Another thing about separation and creating new “files” is to create simple objects which carry some information and sometimes behavior. I often see classes where the return parameter is an array containing multiple indexes, because someone needed to return more than one thing, and often – if not always – related things. Instead of returning arrays, you can create an object called DTO (Data transfer object) to transfer the data through the layers of your application. We tend to operate on primitives as they are objects – it often requires some hacks from us to be able to “add some behavior” to a primitive or a set of primitives. But maybe it would be better to create a dedicated object that will encapsulate the primitives and provide us with methods representing expected behavior?

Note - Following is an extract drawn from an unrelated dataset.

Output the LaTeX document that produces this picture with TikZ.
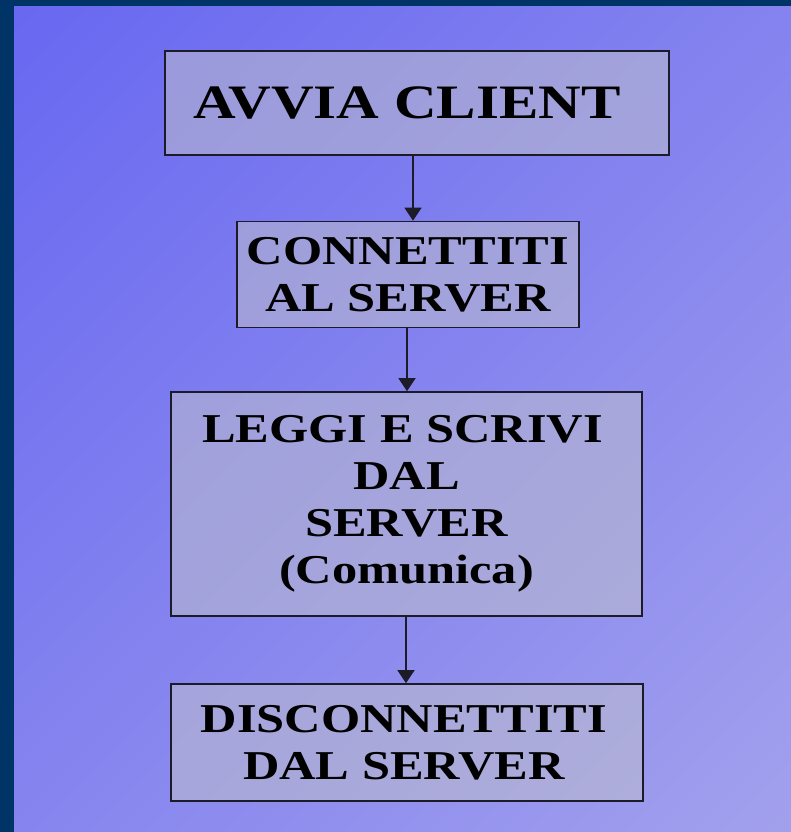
\documentclass[tikz,border=0pt]{standalone}
\usepackage{fontspec}
\setmainfont{Liberation Serif}[FakeStretch=1.23]
\usetikzlibrary{arrows.meta}
\definecolor{navy}{RGB}{0,51,102}
\definecolor{bgA}{RGB}{92,92,242}
\definecolor{bgB}{RGB}{174,172,236}
\definecolor{boxfill}{RGB}{190,190,205}
\definecolor{edge}{RGB}{28,28,40}
\pgfdeclarehorizontalshading{slidebg}{100bp}{color(0bp)=(bgA); color(100bp)=(bgB)}
\tikzset{
  stepbox/.style={draw=edge, line width=1.6pt, fill=boxfill, fill opacity=0.55,
    text opacity=1, draw opacity=1, inner sep=0pt, align=center, text=black,
    font=\bfseries\fontsize{41}{47}\selectfont},
  conn/.style={draw=edge, line width=1.6pt, -{Triangle[width=17pt,length=13pt]}}
}
\begin{document}
\begin{tikzpicture}[x=1pt,y=-1pt]
\useasboundingbox (0,0) rectangle (791,832);
% slide frame and diagonal background
\fill[navy] (0,0) rectangle (791,832);
\shade[shading=slidebg, shading angle=-45] (14,7) rectangle (791,832);

% flow steps
\node[stepbox, minimum width=504pt, minimum height=104pt,
      font=\bfseries\fontsize{48}{52}\selectfont] (b1) at (417,103)
  {AVVIA CLIENT\hspace*{20pt}};
\node[stepbox, minimum width=342pt, minimum height=106pt] (b2) at (408,274.5)
  {CONNETTITI\\AL SERVER};
\node[stepbox, minimum width=471pt, minimum height=224pt] (b3) at (406.5,504)
  {LEGGI E SCRIVI\hspace*{8pt}\\DAL\\SERVER\\(Comunica)};
\node[stepbox, minimum width=472pt, minimum height=117pt] (b4) at (407,742.5)
  {DISCONNETTITI\hspace*{6pt}\\DAL SERVER\hspace*{6pt}};

% connectors
\draw[conn] ([xshift=-4pt]b1.south) -- ([xshift=5pt]b2.north);
\draw[conn] ([xshift=-1pt]b2.south) -- ([xshift=0.5pt]b3.north);
\draw[conn] ([xshift=-0.5pt]b3.south) -- ([xshift=-1pt]b4.north);
\end{tikzpicture}
\end{document}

The last thing about bad laziness I would like to mention is quick fixing. So, your colleague wants you to add some index to the response or change the date format? Yeah, no problem. It’s just one line of code, there’s no need to check if it works. It has to work. Well, it often doesn’t. You save 5 minutes on not testing it – either running your unit tests or clicking the functionality – but if it doesn’t work your colleague will have to get back to you, and he/she will be frustrated. You will need to check the code again and a 5-minute fix turns into an hour of going back and forth. If you had only tested it the first time…
A quick sum up:
Laziness can be good. Beware of the bad laziness, otherwise it can get ugly
Reinventing the wheel is almost always a bad idea. Just use packages someone has already created. 30 minutes of research can save you many hours of bug fixing and you can also use the package in your other projects
Automating your work will help you to focus on a problem that you need to solve. You will have more time to be creative.
Design patterns are good.
Don’t be afraid to create small methods or even classes that have just one method and one field. If it’s reasonable, of course.
Test your code before you push it to repo.